Em 2002, Avritzer coordenou, na capital paulista, cursos de capacitação destinados aos conselheiros e delegados do OP (que são eleitos, em assembléias regionais, como representantes da população). “São pessoas que queriam participar, mas que desconheciam o processo, que realmente é complexo”, conta o professor. De maio a setembro, período em que o OP é concretizado, foram realizados dez cursos, com mil alunos, que discutiram temas ligados não só à formulação do OP, mas também ao conceito de democracia, de público e privado, de direitos do povo, de ações e políticas comunitárias e também à realidade social de São Paulo.

A idéia central era oferecer aos integrantes do curso embasamento tanto para entender o funcionamento do OP quanto para discutir e opinar sobre o tipo de prática do qual estavam participando. Além disso, afirma Avritzer, a Prefeitura de São Paulo queria conhecer melhor em que “pé” se encontrava a rede que atua nas políticas participativas na cidade. O associativismo é uma prática que reflui ou que é reforçada de acordo com tais políticas participativas no município, explica o professor do DCP, lembrando que, em São Paulo, há muito tempo, o poder político se reveza entre o petismo e o malufismo, processo em que um faz e o outro desfaz. “Então, não se conhecem muito bem as condições dessa participação em políticas públicas”, analisa.

Os cursos foram ministrados com a participação não só do DCP mas também de alunos da pós-graduação em Direito e do Teatro Universitário (TU). Em meio aos cursos, houve dois seminários internacionais sobre democracia participativa. “Mais de 70% dos integrantes afirmaram que os cursos superaram as expectativas”, diz Avritzer, destacando que o OP atrai muitas atenções, porque é uma experiência tipicamente brasileira, de sucesso e que está em expansão. Atualmente, 103 cidades optaram pelo OP (cerca da metade delas dirigidas pelo PT). Há uma experiência de OP em Saint-Denis, na França. No mundo, calcula ele, mais de 20 teses de doutorado tratam do Orçamento Participativo.

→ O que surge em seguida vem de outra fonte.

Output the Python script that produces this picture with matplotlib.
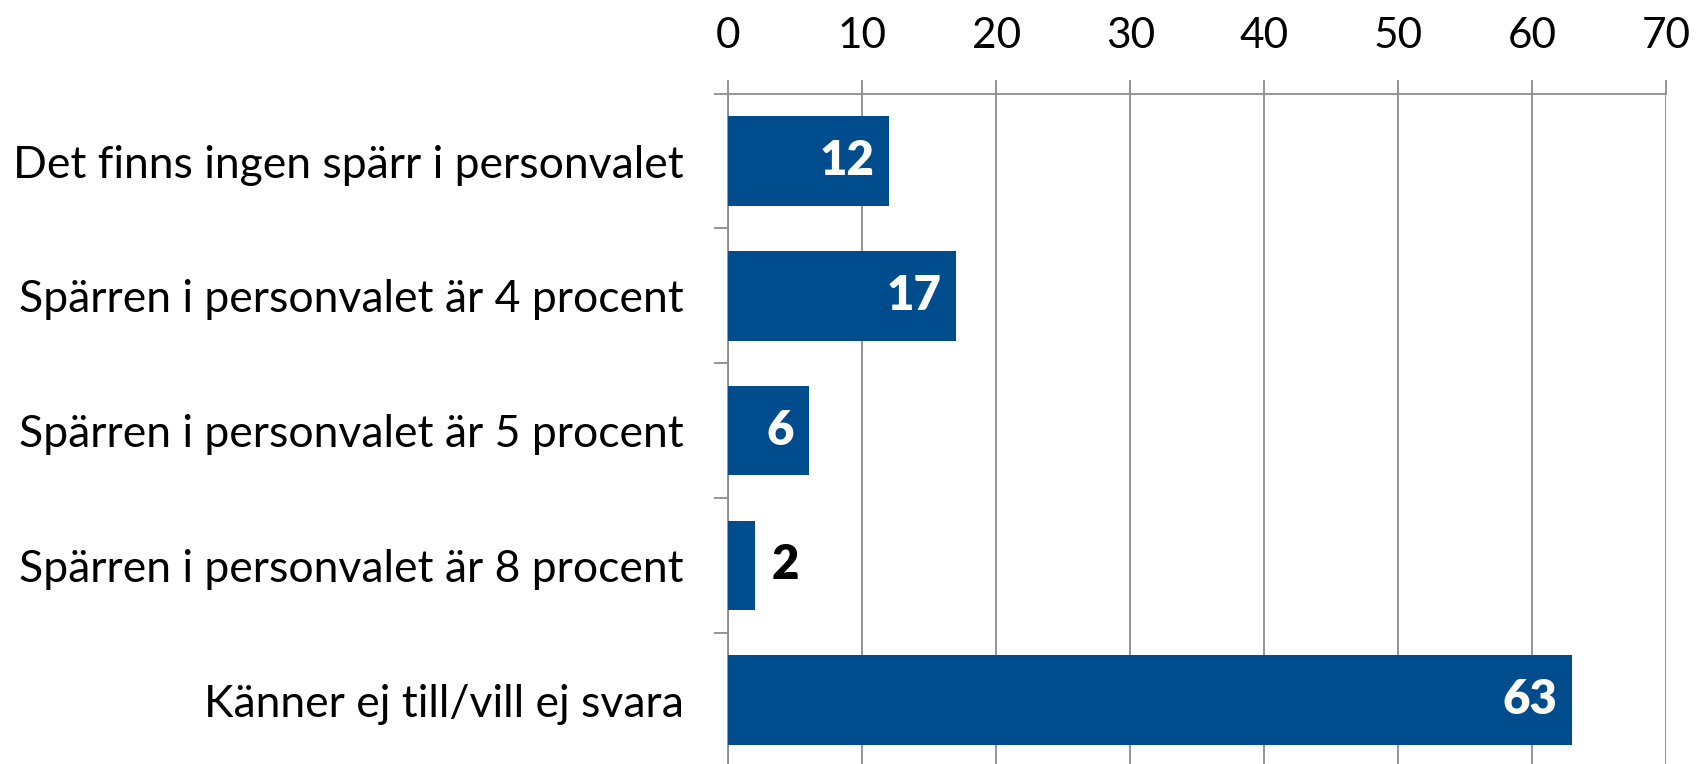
import matplotlib
matplotlib.use("Agg")
import matplotlib.pyplot as plt
import numpy as np

categories = [
    "Det finns ingen spärr i personvalet",
    "Spärren i personvalet är 4 procent",
    "Spärren i personvalet är 5 procent",
    "Spärren i personvalet är 8 procent",
    "Känner ej till/vill ej svara",
]
values = [12, 17, 6, 2, 63]
xticks = [0, 10, 20, 30, 40, 50, 60, 70]

plt.rcParams['font.family'] = ['Lato', 'DejaVu Sans']

W, H = 1708, 764
fig = plt.figure(figsize=(W / 100, H / 100), dpi=100)
left, right, top, bottom = 728.3, 1666.3, 93.7, 767.5
ax = fig.add_axes([left / W, 1 - bottom / H, (right - left) / W, (bottom - top) / H])

bar_color = "#004C8C"
grid_color = "#8C8C8C"
n = len(categories)
ypos = np.arange(n)
bars = ax.barh(ypos, values, height=0.663, color=bar_color, zorder=3)

ax.set_xlim(0, 70)
ax.set_ylim(n - 0.5, -0.5)
ax.xaxis.tick_top()
ax.set_xticks(xticks)
ax.set_xticklabels([str(t) for t in xticks], fontsize=30.5)
ax.tick_params(axis='x', which='major', direction='out', length=10, width=1.3,
               color=grid_color, pad=18, labelcolor='black')
ax.grid(axis='x', color=grid_color, linewidth=1.3, zorder=0)

ax.set_yticks(np.arange(-0.5, n, 1.0))
ax.set_yticklabels([])
ax.set_yticks(ypos, minor=True)
ax.set_yticklabels(categories, minor=True, fontsize=32)
ax.tick_params(axis='y', which='major', direction='out', length=10, width=1.3, color=grid_color)
ax.tick_params(axis='y', which='minor', length=0, pad=32)

for s in ['right', 'bottom']:
    ax.spines[s].set_visible(False)
for s in ['top', 'left']:
    ax.spines[s].set_color(grid_color)
    ax.spines[s].set_linewidth(1.3)

for y, v in zip(ypos, values):
    if v >= 5:
        ax.text(v - 1.1, y, str(v), ha='right', va='center', color='white',
                fontsize=34, fontweight='heavy', zorder=4)
    else:
        ax.text(v + 1.2, y, str(v), ha='left', va='center', color='black',
                fontsize=34, fontweight='heavy', zorder=4)

fig.savefig("out.png", dpi=100)
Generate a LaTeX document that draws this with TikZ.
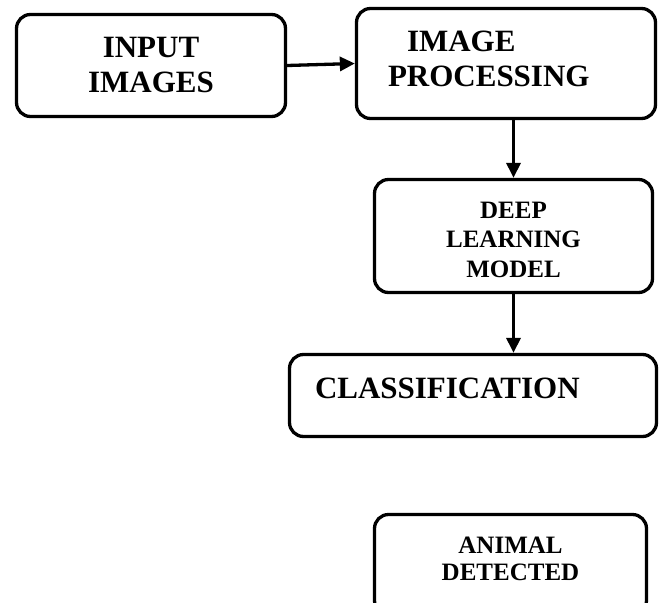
\documentclass[tikz,border=0pt]{standalone}
\usepackage{fontspec}
\setmainfont{Liberation Serif}
\usetikzlibrary{arrows.meta}
\begin{document}
\begin{tikzpicture}[x=1pt,y=1pt]
\tikzstyle{stage}=[draw, black, line width=3.3pt, rounded corners=14pt, inner sep=0pt]
\tikzstyle{bigtext}=[font=\bfseries\fontsize{31}{35}\selectfont]
\tikzstyle{smalltext}=[font=\bfseries\fontsize{25}{29.5}\selectfont]
\tikzstyle{flow}=[black, line width=3.3pt, -{Triangle[length=15pt,width=14pt]}]
\useasboundingbox (0,0) rectangle (660,-602);
\node [stage, bigtext, align=center, minimum width=269pt, minimum height=102pt] (input) at (151,-65.5) {INPUT\\IMAGES};
\node [stage, bigtext, align=left, inner xsep=31.5pt, text width=236pt, minimum height=110pt, text height=20.5pt, text depth=43.5pt] (improc) at (506,-63.5) {\hspace*{19pt}IMAGE\\PROCESSING};
\node [stage, smalltext, align=center, minimum width=278pt, minimum height=113pt, text height=82pt, text depth=0pt] (deep) at (513.5,-236) {DEEP\\LEARNING\\MODEL};
\node [stage, bigtext, align=left, inner xsep=25.5pt, text width=316pt, minimum height=82pt, text height=22pt, text depth=16pt] (class) at (473,-395.5) {CLASSIFICATION};
\node [stage, smalltext, align=center, minimum width=272pt, minimum height=100pt, text height=44pt, text depth=13pt] (animal) at (510.5,-564.5) {ANIMAL\\[-2.5pt]DETECTED};
\draw [flow] (input.east) -- (improc.west);
\draw [flow] (deep.north |- improc.south) -- (deep.north);
\draw [flow] (deep.south) -- (deep.south |- class.north);
\end{tikzpicture}
\end{document}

A primeira experiência de OP, nos moldes atuais, foi realizada em Porto Alegre (RS), durante o governo do então prefeito Olívio Dutra (PT), que se apropriou de algumas práticas já existentes e deu a elas um formato petista. Lá, relembra Avritzer, o OP chegou a representar 14% dos recursos destinados a investimentos. Depois do Plano Real, esse índice baixou para 7%, como uma conseqüência, segundo o professor, das dificuldades financeiras vividas pelos municípios. “O OP acaba estimulando a discussão de diferentes questões, desde corrupção até desperdícios em obras”, assinala.

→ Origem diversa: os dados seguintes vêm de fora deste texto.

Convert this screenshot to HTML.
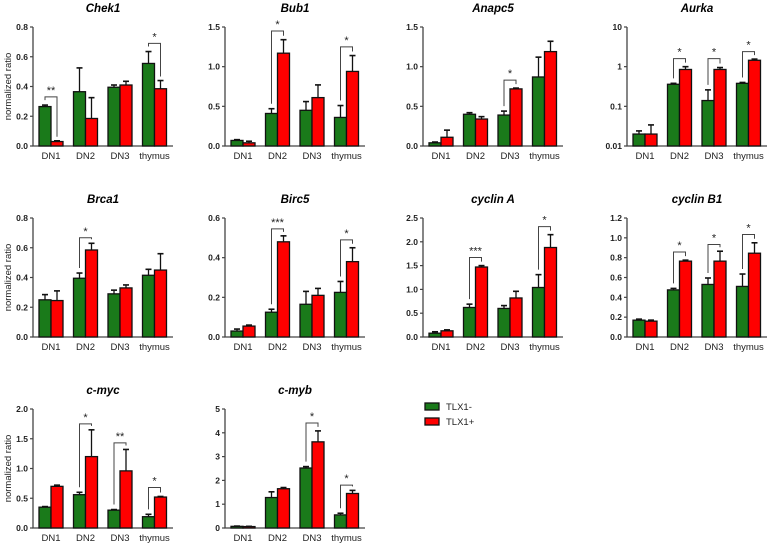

O OP, afirma Avritzer, tem demonstrado ser um instrumento positivo de distribuição de recursos, pois a maior parte dos investimentos do montante é alocada em regiões de menor Índice de Qualidade de Vida Urbana (IQVU). De acordo com levantamento feito por um dos alunos do doutorado do DCP, Roberto Rocha Pires, entre 1994 e 2002, os investimentos feitos em áreas de menor IQVU são de quatro a dez vezes maiores, se comparados com áreas onde o OP também foi aplicado, mas o IQVU é maior. Os números do OP em Belo Horizonte indicam, ainda, que boa parte dos recursos foi destinada para vilas e favelas, ao longo dos sete anos em que o OP se tornou realidade na Capital.